The Jewish story might have ended there, but in a fantastic stroke of luck for them, the Babylonians were conquered themselves only 47 years later. The Jews were allowed to go back home, rebuild Jerusalem, and practice their unique religion. But they were now under Persian rule, and they had to coexist with another ethnic group north of Judah, the Samaritans. The new Judah, Judea, was only a shell of its former self, and Jews rankled at the injustice.

They revolted against Seleucid rule (the Seleucids being the replacement for the Persians) in 167 BCE and set up an independent kingdom again, but this was conquered by the Romans about 100 years later. The Jews gained a reputation for rebelliousness and pride in their unique culture and kept rising up in riots against Roman rule. After 3 full-scale revolts in the 60s, 110s and 130s CE, the Romans took drastic measures. Jerusalem, including its temple, was destroyed, and Jews were resettled outside of their homeland to break up their ethnic identity and ability to cause trouble. They became a diaspora community, scattered over the Mediterranean and later Europe, estranged from Israel but clinging staunchly to their religion, language, and culture. (Meanwhile, Christianity also emerged in Judea during this period, but it has always been a minority religion in the area and has played a marginal role in its history, except for the Crusades in the Middle Ages.)

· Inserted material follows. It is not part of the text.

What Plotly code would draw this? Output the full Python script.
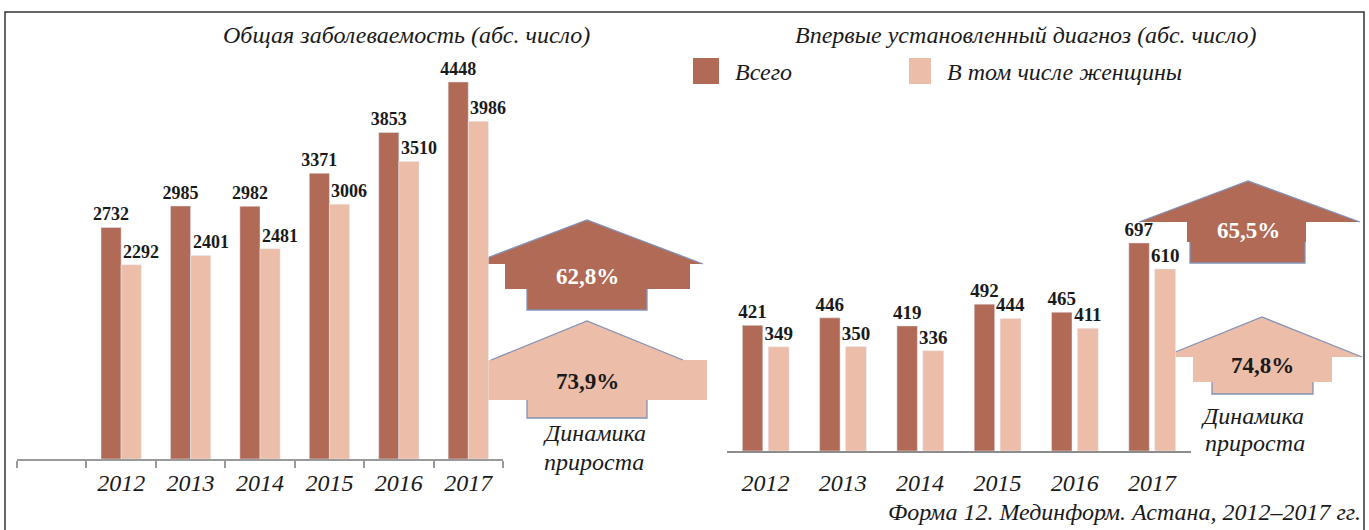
import plotly.graph_objects as go

W, H = 1369, 530

years = ["2012", "2013", "2014", "2015", "2016", "2017"]
total_all = [2732, 2985, 2982, 3371, 3853, 4448]
women_all = [2292, 2401, 2481, 3006, 3510, 3986]
total_new = [421, 446, 419, 492, 465, 697]
women_new = [349, 350, 336, 444, 411, 610]
growth_all = ["62,8%", "73,9%"]
growth_new = ["65,5%", "74,8%"]

title_all = "Общая заболеваемость (абс. число)"
title_new = "Впервые установленный диагноз (абс. число)"
legend_names = ["Всего", "В том числе женщины"]
dyn_text = ["Динамика", "прироста"]
footer = "Форма 12. Мединформ. Астана, 2012–2017 гг."

DARK = "#B06A56"
LIGHT = "#ECBDA8"
SERIF = "Liberation Serif"
TXT = "#1a1a1a"

def px(x):
    return x / W

def py(y):
    return 1 - y / H

def path(points, close=True):
    s = "M " + " L ".join(f"{px(x):.5f},{py(y):.5f}" for x, y in points)
    return s + (" Z" if close else "")

xs = list(range(len(years)))

fig = go.Figure()

# Left chart
fig.add_trace(go.Bar(x=xs, y=total_all, name=legend_names[0], marker_color=DARK,
                     offset=-0.29, width=0.29, text=[str(v) for v in total_all],
                     textposition="outside", constraintext="none", cliponaxis=False,
                     textfont=dict(family=SERIF, size=18, weight="bold", color=TXT),
                     xaxis="x", yaxis="y", showlegend=False))
fig.add_trace(go.Bar(x=xs, y=women_all, name=legend_names[1], marker_color=LIGHT,
                     offset=0.0, width=0.29, cliponaxis=False,
                     xaxis="x", yaxis="y", showlegend=False))
# Right chart
fig.add_trace(go.Bar(x=xs, y=total_new, name=legend_names[0], marker_color=DARK,
                     offset=-0.30, width=0.265, text=[str(v) for v in total_new],
                     textposition="outside", constraintext="none", cliponaxis=False,
                     textfont=dict(family=SERIF, size=19, weight="bold", color=TXT),
                     xaxis="x2", yaxis="y2", showlegend=False))
fig.add_trace(go.Bar(x=xs, y=women_new, name=legend_names[1], marker_color=LIGHT,
                     offset=0.035, width=0.27, text=[str(v) for v in women_new],
                     textposition="outside", constraintext="none", cliponaxis=False,
                     textfont=dict(family=SERIF, size=19, weight="bold", color=TXT),
                     xaxis="x2", yaxis="y2", showlegend=False))

annotations = []
for i, v in enumerate(women_all):
    annotations.append(dict(x=i, y=v, xref="x", yref="y", text=str(v), showarrow=False,
                            xanchor="left", yanchor="bottom", xshift=0, yshift=1,
                            font=dict(family=SERIF, size=18, weight="bold", color=TXT)))

def ann(x, y, text, size=24, italic=True, bold=False, color=TXT, xanchor="center"):
    f = dict(family=SERIF, size=size, color=color)
    if italic:
        f["style"] = "italic"
    if bold:
        f["weight"] = "bold"
    annotations.append(dict(x=px(x), y=py(y), xref="paper", yref="paper", text=text,
                            showarrow=False, xanchor=xanchor, yanchor="middle", font=f))

ann(406, 35, title_all)
ann(1025, 35, title_new)
ann(733, 72, legend_names[0], xanchor="left")
ann(945, 72, legend_names[1], xanchor="left")
ann(594, 433, dyn_text[0])
ann(594, 462, dyn_text[1])
ann(1252, 416, dyn_text[0])
ann(1255, 443, dyn_text[1])
ann(1363, 512, footer, xanchor="right")
ann(587, 276, growth_all[0], size=23, italic=False, bold=True, color="white")
ann(587, 381, growth_all[1], size=23, italic=False, bold=True, color=TXT)
ann(1248, 230, growth_new[0], size=23, italic=False, bold=True, color="white")
ann(1262, 365, growth_new[1], size=23, italic=False, bold=True, color=TXT)

shapes = []
OUT = "#8393b8"

def arrow(apex, tl, tr, base_y, body, stem, color):
    bx0, bx1, by = body
    sx0, sx1, sy = stem
    pts = [apex, (tr, base_y), (bx1, base_y), (bx1, by), (sx1, by), (sx1, sy),
           (sx0, sy), (sx0, by), (bx0, by), (bx0, base_y), (tl, base_y)]
    shapes.append(dict(type="path", path=path(pts), xref="paper", yref="paper",
                       fillcolor=color, line=dict(width=0), layer="below"))
    shapes.append(dict(type="path", path=path([(tl, base_y), apex, (tr, base_y)], close=False),
                       xref="paper", yref="paper", line=dict(color=OUT, width=1.3), layer="below"))
    shapes.append(dict(type="path", path=path([(sx0, by), (sx0, sy), (sx1, sy), (sx1, by)], close=False),
                       xref="paper", yref="paper", line=dict(color=OUT, width=1.3), layer="below"))

arrow((587, 220), 471, 703, 264, (505, 690, 289), (527, 647, 310), DARK)
arrow((587, 321), 491, 683, 360, (470, 707, 400), (527, 647, 418), LIGHT)
arrow((1248, 181), 1139, 1360, 222, (1187, 1306, 242), (1190, 1305, 263), DARK)
arrow((1262, 317), 1163, 1362, 357, (1193, 1332, 382), (1212, 1313, 394), LIGHT)

# legend squares
shapes.append(dict(type="rect", xref="paper", yref="paper", x0=px(693), x1=px(719),
                   y0=py(84), y1=py(58), fillcolor=DARK, line=dict(width=0)))
shapes.append(dict(type="rect", xref="paper", yref="paper", x0=px(909), x1=px(931),
                   y0=py(84), y1=py(58), fillcolor=LIGHT, line=dict(width=0)))
# outer frame
shapes.append(dict(type="rect", xref="paper", yref="paper", x0=px(5), x1=px(1364),
                   y0=py(540), y1=py(12), line=dict(color="#333333", width=1.5)))

tickfont = dict(family=SERIF, size=24, style="italic", color=TXT)
y0L, y0R, yTop = 459, 451, 50

fig.update_layout(
    width=W, height=H, margin=dict(l=0, r=0, t=0, b=0),
    paper_bgcolor="white", plot_bgcolor="rgba(0,0,0,0)",
    barmode="overlay",
    xaxis=dict(domain=[px(17), px(503)], range=[-1.5, 5.5], anchor="y",
               tickvals=xs, ticktext=years, ticks="", tickfont=tickfont,
               ticklabelstandoff=1,
               showline=True, linecolor="#9a9a9a", linewidth=2, showgrid=False, zeroline=False,
               minor=dict(ticks="outside", tick0=0.5, dtick=1, ticklen=7,
                          tickcolor="#9a9a9a", tickwidth=1.5, showgrid=False)),
    yaxis=dict(domain=[py(y0L), py(yTop)], range=[0, (y0L - yTop) / 0.08476],
               visible=False, anchor="x"),
    xaxis2=dict(domain=[px(726.85), px(1190.65)], range=[-0.5, 5.5], anchor="y2",
                tickvals=xs, ticktext=years, ticks="", tickfont=tickfont,
                ticklabelstandoff=9,
                showline=True, linecolor="#8c8c8c", linewidth=2, showgrid=False, zeroline=False),
    yaxis2=dict(domain=[py(y0R), py(yTop)], range=[0, (y0R - yTop) / 0.2985],
                visible=False, anchor="x2"),
    annotations=annotations,
    shapes=shapes,
)

fig.write_html("out.html", config={"displayModeBar": False},
               post_script="document.body.style.margin='0';")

Judea — now renamed Palestine — became home to other ethnicities: Greeks, Aramaeans, Samaritans. There were probably also Arabs, given how close the region is to Arabia. The main Arab influx, though, came in the 600s, when they conquered most of West Asia and converted the local people to Islam and introduced Arabic culture. Jerusalem is a holy city in Islam too: it was the original city that Muslims prayed towards, and even after Makkah and Madinah were elevated in importance, Jerusalem remained the 3rd-holiest city in Islam, since it was the place where Muhammad ascended to Heaven. On the site of the old Jewish temple, Palestine’s new Umayyad rulers built the al-Aqsa Mosque — something that would become a massive headache later.

The Jews had a rough time of it outside of their homeland. They faced discrimination, distrust, and suspicion from the communities they lived in. Pressure to convert to Christianity or Islam and give up Jewish culture was constant. Some places had pogroms (anti-Jewish riots). Even as Jews became more secular and assimilated more into European life in the 1800s, anti-Jewish prejudice remained strong. In despair, a group of Jews founded the Zionist movement in the 1890s, which had the goal of recreating a Jewish homeland in Palestine. (“Zion” is the hill in Jerusalem that makes up the city’s historic core and holiest sites.)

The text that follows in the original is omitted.